A entrada no euro foi vista com reticências pela população, é certo, mas há um argumento que promete convencer: estar no euro afasta os perigos de a Letónia ver a influência soviética ganhar força dentro de portas. “Não precisamos de uma babysitter para negociar com a Europa”, ironiza o primeiro-ministro, quando questionado sobre o problema da Ucrânia, que falhou a integração europeia muito por força da influência do regime de Putin. A Letónia promete também não ser um parceiro “silencioso” da zona euro, e Dombrovskis é mesmo apontado como um dos possíveis nomes para presidente da Comissão Europeia. Na Letónia, eurobonds ou união bancária são temas sensíveis. E nem o apelo do presidente da CE, Durão Barroso, para que a união bancária seja formalizada antes de Maio, chega para convencer. Essa união não é possível, acredita o Governo da Letónia, enquanto os países não tiverem uma disciplina fiscal e orçamental mais similar. Para um país onde os sacrifícios foram tantos e tão rápidos, olha-se para Portugal com algum moralismo. “Têm que perceber que têm que fazer o seu trabalho de casa como nós fizemos o nosso e cumprir as regras”, diz o ministro das Finanças, Andris Vilks.

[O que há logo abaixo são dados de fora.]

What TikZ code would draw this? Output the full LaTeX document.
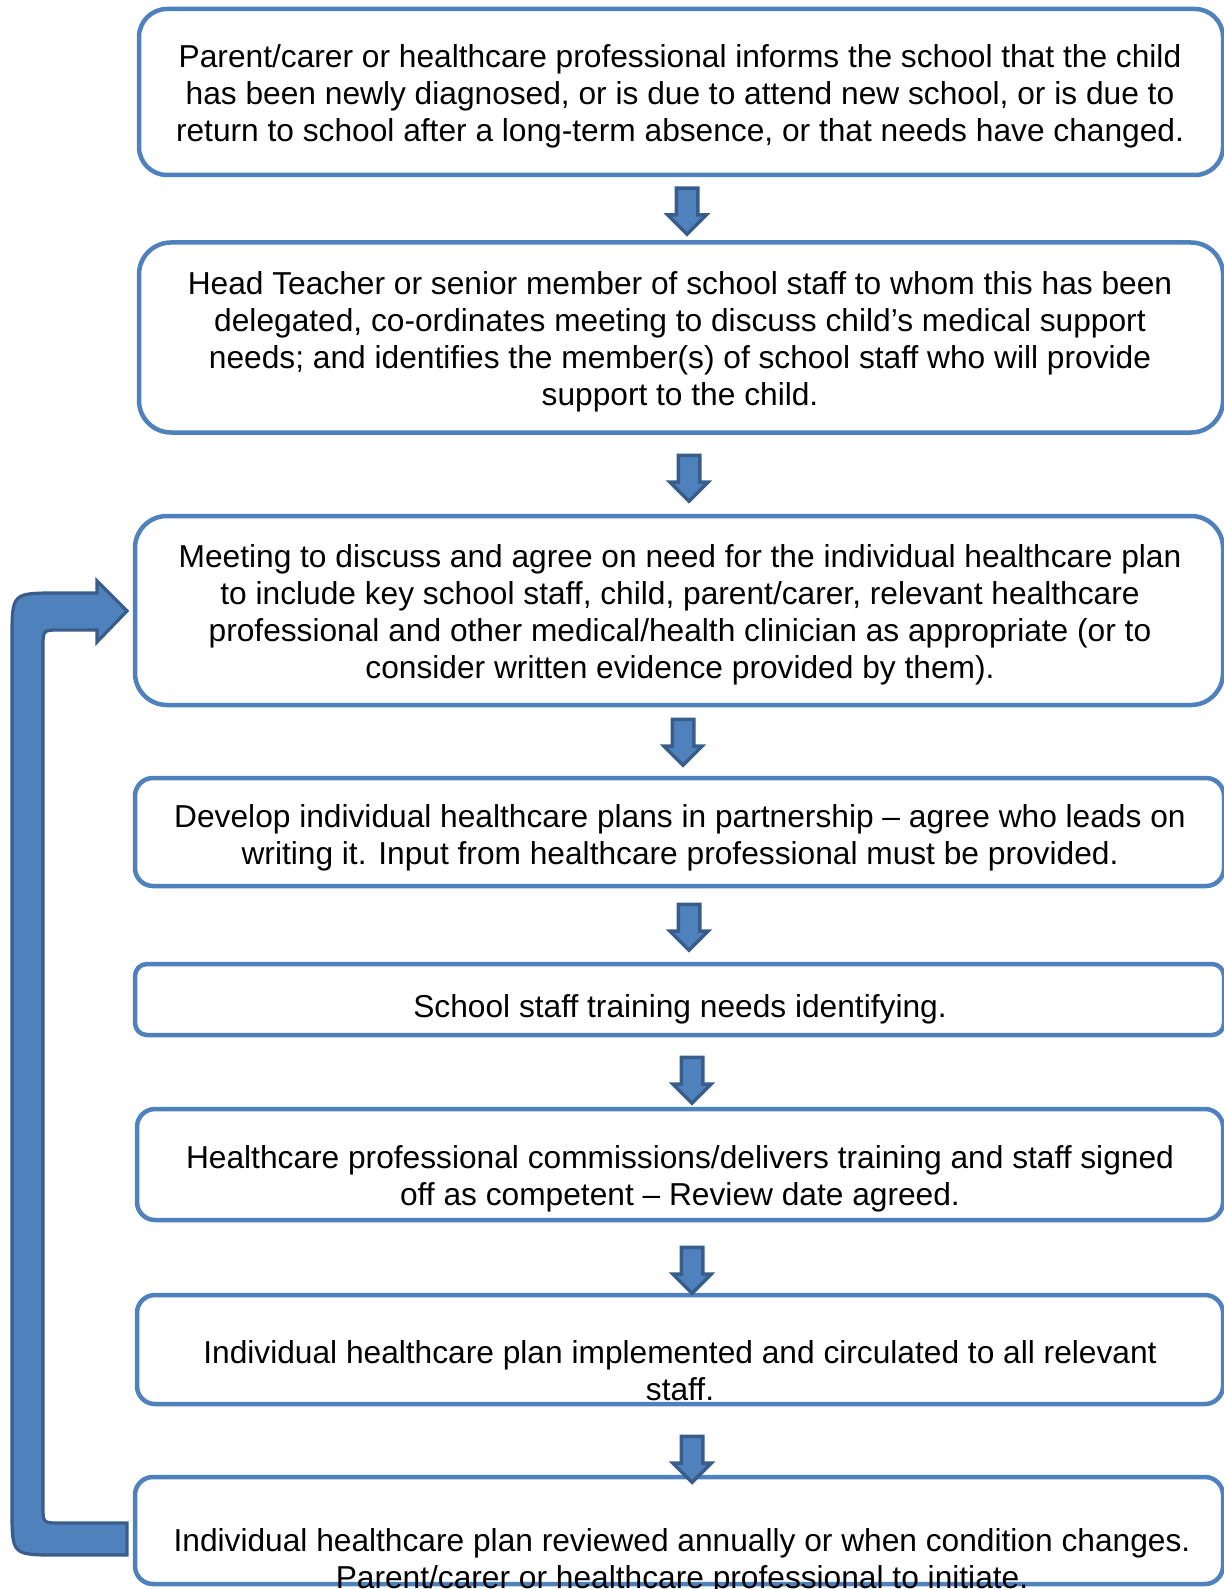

E quanto mais depressa essas regras forem cumpridas, melhor, garante o primeiro-ministro. “Temos um ditado: se tivermos que matar o gato, é melhor que o façamos num golpe do que em cinco.” Para Durão Barroso, que esteve em Riga na cerimónia de adesão ao euro, a Letónia é a prova de que os países que levam a cabo rigorosos programas de ajustamento podem “sair da crise mais fortes” e a prova de que é legítimo ter confiança no euro. Também Herman Van Rompuy, presidente do Conselho Europeu, acredita que a Letónia se juntou a uma “zona euro mais forte” e que a sua adesão mostra ao mundo a “vitalidade” da moeda única.